Chefs (rather than cooks) have been hired. Henning said, “While we have always had very good cooks at Landis Homes, our chefs bring greater experience and training to the mix. All chefs are cooks, but not all cooks are chefs — chefs traditionally have training in food preparation, years of cooking experience as well as an under-standing of the ‘chemistry of cooking’.
“In searching out chefs we looked for a higher level of experience, education and someone who could direct and train a staff of cooks to prepare and present food at a higher level. In addition to knowledge of special cooking and preparation techniques, the chefs we employ have been trained in cost controls, menu planning, food pairings, team building and management, along with an understanding of nutrition, food safety and kitchen sanitation. We believe our residents deserve the ‘fine dining’ experience that our chefs bring to Landis Homes.”
The menu has been re-vamped, too. New items such as panini’s, wraps, stir-fry and vegetarian options have been added. Tags indicate health-conscious items such as “super-fruits”.
Henning says that the menu items have been added in consultation with the resident food committee. “Before, lunch was traditionally a hot meal. If someone wanted a sandwich, it was more difficult to do that. Now the whole concept is choice, and we took the opportunity to expose people to new food items. We also have a number of people who already enjoy these items and have asked for them,” he says.
Deb Laws-Landis, Landis Homes’ director of community relations, says that Landis Homes has always been known for good food, but it was primarily Lancaster County fare. “We now offer a much broader experience, “she says.
Additionally, Landis Homes offers a variety of cooking demon-stations featuring many health-conscious alternatives and hosts dinners with the Lancaster Vegetarian Society. Henning attended one of the dinners at another location and says she felt that residents would enjoy the experience. Both campus residents and the community at-large are invited to these periodic dinners.
Henning has found that the expanded dining choices have led to an increased demand for takeouts. Take-out containers and the dining service itself have a “green” aspect. One of Landis Homes’ guiding values is stewardship — “faithful and responsible use of resources entrusted to our care”.
Staff member Maggie Nemeth prepares carrots and parsnips in the prep area at Landis Homes. Chef Don King serves freshly baked breading the new dining area at Landis Homes.
He adds “Being ‘green’ goes hand-in-hand with being good stewards of our natural resources. Every opportunity we see, we try to think ‘green’.”

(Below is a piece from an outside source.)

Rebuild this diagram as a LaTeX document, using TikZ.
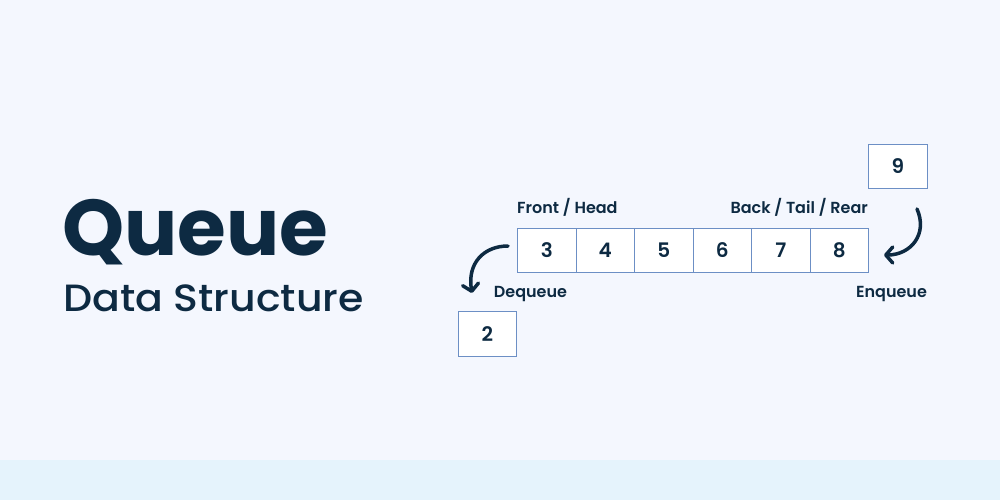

As a result, takeout containers are recyclable and are compostable; meeting rooms are stocked with china, flatware and cups instead of throw-away products; meeting rooms also have coffee makers with reusable coffee filters rather than paper ones.
The kitchen itself not only includes state-of- the -art equipment but the dishwasher now has a low-flow water connection. A special software program is used to reduce organic waster in the kitchen and prep areas. Coffee grounds and vegetable waste are composted locally. Bags used to hold the waste had been biodegradable, but now are compostable.
“There is a difference between biodegradable and compostable. Biodegradable does break down, but it may take a long time to do so., whereas compostable bags degrade quicker,” Henning explains.
Some of the fresh herbs used in cooking are grown in an herb garden on campus that has its own rain barrel for water storage and use. Flowers that a volunteer group cuts and places on tables are also grown on campus. Cage-free eggs are also purchased locally.
Seasonal vegetables including corn are purchased from Harvest View Farm, which is adjacent to Landis Homes. Although Harvest View’s farm stand is located nearby (along E. Oregon Road), several times a year a vegetable cart will be setup near the dining area with fresh produce for residents to purchase. “It not only adds a festive touch to the area, but we can encourage residents to purchase fresh, local produce,” Henning explains.
Landis Homes also makes baked goods in-house and they’re now displayed in a case in the dining area. “Everything in that case looks so good,” Laws-Landis says. “Having the baked goods is a really convenient for our residents and staff—if someone is hosting a luncheon or special part, they don’t have far to go for a really great cake.”
Henning says that the new “green” dining concept not only offers some health-conscious choices and opportunities to reduce the community’s carbon footprint, but also provides an example to campus residents of some choices they can make.